### Problem statement:
Word for word, copy all the data and drop the pictures.

==================================================

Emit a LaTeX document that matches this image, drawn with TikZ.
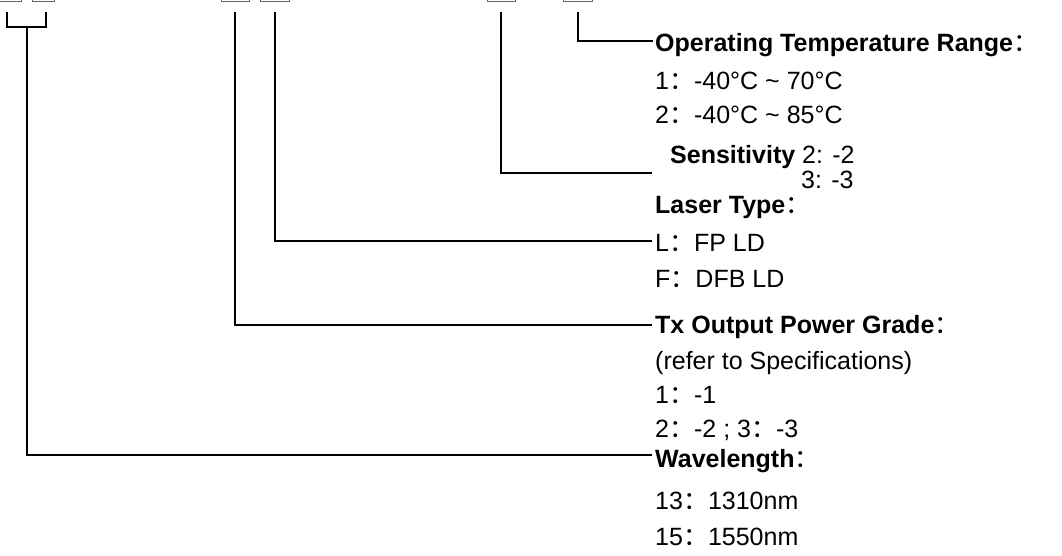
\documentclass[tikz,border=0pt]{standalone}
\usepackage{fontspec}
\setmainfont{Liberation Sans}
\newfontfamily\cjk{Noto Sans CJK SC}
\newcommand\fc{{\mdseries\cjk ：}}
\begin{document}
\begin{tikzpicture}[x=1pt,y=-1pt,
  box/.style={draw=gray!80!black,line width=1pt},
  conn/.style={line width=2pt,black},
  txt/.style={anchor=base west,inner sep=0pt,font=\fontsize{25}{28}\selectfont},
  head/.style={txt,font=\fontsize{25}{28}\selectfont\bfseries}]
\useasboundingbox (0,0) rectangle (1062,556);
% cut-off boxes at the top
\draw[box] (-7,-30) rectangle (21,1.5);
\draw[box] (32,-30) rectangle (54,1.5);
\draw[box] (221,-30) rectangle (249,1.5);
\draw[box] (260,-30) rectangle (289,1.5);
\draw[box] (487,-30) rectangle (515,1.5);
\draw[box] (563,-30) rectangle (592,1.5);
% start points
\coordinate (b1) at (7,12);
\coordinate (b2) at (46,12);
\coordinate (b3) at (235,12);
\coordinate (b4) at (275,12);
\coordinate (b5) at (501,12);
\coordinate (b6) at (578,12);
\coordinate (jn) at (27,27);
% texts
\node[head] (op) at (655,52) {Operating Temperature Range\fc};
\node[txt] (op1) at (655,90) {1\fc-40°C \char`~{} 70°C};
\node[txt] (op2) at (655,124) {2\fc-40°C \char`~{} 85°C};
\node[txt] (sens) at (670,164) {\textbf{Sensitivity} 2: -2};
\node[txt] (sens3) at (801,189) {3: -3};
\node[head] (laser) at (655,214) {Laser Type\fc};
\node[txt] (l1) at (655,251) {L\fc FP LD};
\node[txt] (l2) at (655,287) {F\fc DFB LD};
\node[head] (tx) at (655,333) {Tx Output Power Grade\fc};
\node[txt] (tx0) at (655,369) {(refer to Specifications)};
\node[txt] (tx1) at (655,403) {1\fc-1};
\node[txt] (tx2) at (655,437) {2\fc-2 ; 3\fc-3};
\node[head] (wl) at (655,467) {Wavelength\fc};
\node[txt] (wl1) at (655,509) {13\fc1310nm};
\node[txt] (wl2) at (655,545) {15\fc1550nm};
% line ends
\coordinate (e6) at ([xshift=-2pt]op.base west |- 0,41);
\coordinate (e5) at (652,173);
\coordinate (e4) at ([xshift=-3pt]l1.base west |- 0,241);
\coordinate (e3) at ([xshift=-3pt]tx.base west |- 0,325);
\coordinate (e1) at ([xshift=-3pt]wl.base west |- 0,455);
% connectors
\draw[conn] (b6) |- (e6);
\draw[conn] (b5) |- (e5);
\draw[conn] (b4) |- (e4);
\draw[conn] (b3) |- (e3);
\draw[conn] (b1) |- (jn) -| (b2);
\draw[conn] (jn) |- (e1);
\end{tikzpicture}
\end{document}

==================================================

### Answer to this problem:
Emit a LaTeX document that matches this image, drawn with TikZ.
\documentclass[tikz,border=0pt]{standalone}
\usepackage{fontspec}
\setmainfont{Liberation Sans}
\newfontfamily\cjk{Noto Sans CJK SC}
\newcommand\fc{{\mdseries\cjk ：}}
\begin{document}
\begin{tikzpicture}[x=1pt,y=-1pt,
  box/.style={draw=gray!80!black,line width=1pt},
  conn/.style={line width=2pt,black},
  txt/.style={anchor=base west,inner sep=0pt,font=\fontsize{25}{28}\selectfont},
  head/.style={txt,font=\fontsize{25}{28}\selectfont\bfseries}]
\useasboundingbox (0,0) rectangle (1062,556);
% cut-off boxes at the top
\draw[box] (-7,-30) rectangle (21,1.5);
\draw[box] (32,-30) rectangle (54,1.5);
\draw[box] (221,-30) rectangle (249,1.5);
\draw[box] (260,-30) rectangle (289,1.5);
\draw[box] (487,-30) rectangle (515,1.5);
\draw[box] (563,-30) rectangle (592,1.5);
% start points
\coordinate (b1) at (7,12);
\coordinate (b2) at (46,12);
\coordinate (b3) at (235,12);
\coordinate (b4) at (275,12);
\coordinate (b5) at (501,12);
\coordinate (b6) at (578,12);
\coordinate (jn) at (27,27);
% texts
\node[head] (op) at (655,52) {Operating Temperature Range\fc};
\node[txt] (op1) at (655,90) {1\fc-40°C \char`~{} 70°C};
\node[txt] (op2) at (655,124) {2\fc-40°C \char`~{} 85°C};
\node[txt] (sens) at (670,164) {\textbf{Sensitivity} 2: -2};
\node[txt] (sens3) at (801,189) {3: -3};
\node[head] (laser) at (655,214) {Laser Type\fc};
\node[txt] (l1) at (655,251) {L\fc FP LD};
\node[txt] (l2) at (655,287) {F\fc DFB LD};
\node[head] (tx) at (655,333) {Tx Output Power Grade\fc};
\node[txt] (tx0) at (655,369) {(refer to Specifications)};
\node[txt] (tx1) at (655,403) {1\fc-1};
\node[txt] (tx2) at (655,437) {2\fc-2 ; 3\fc-3};
\node[head] (wl) at (655,467) {Wavelength\fc};
\node[txt] (wl1) at (655,509) {13\fc1310nm};
\node[txt] (wl2) at (655,545) {15\fc1550nm};
% line ends
\coordinate (e6) at ([xshift=-2pt]op.base west |- 0,41);
\coordinate (e5) at (652,173);
\coordinate (e4) at ([xshift=-3pt]l1.base west |- 0,241);
\coordinate (e3) at ([xshift=-3pt]tx.base west |- 0,325);
\coordinate (e1) at ([xshift=-3pt]wl.base west |- 0,455);
% connectors
\draw[conn] (b6) |- (e6);
\draw[conn] (b5) |- (e5);
\draw[conn] (b4) |- (e4);
\draw[conn] (b3) |- (e3);
\draw[conn] (b1) |- (jn) -| (b2);
\draw[conn] (jn) |- (e1);
\end{tikzpicture}
\end{document}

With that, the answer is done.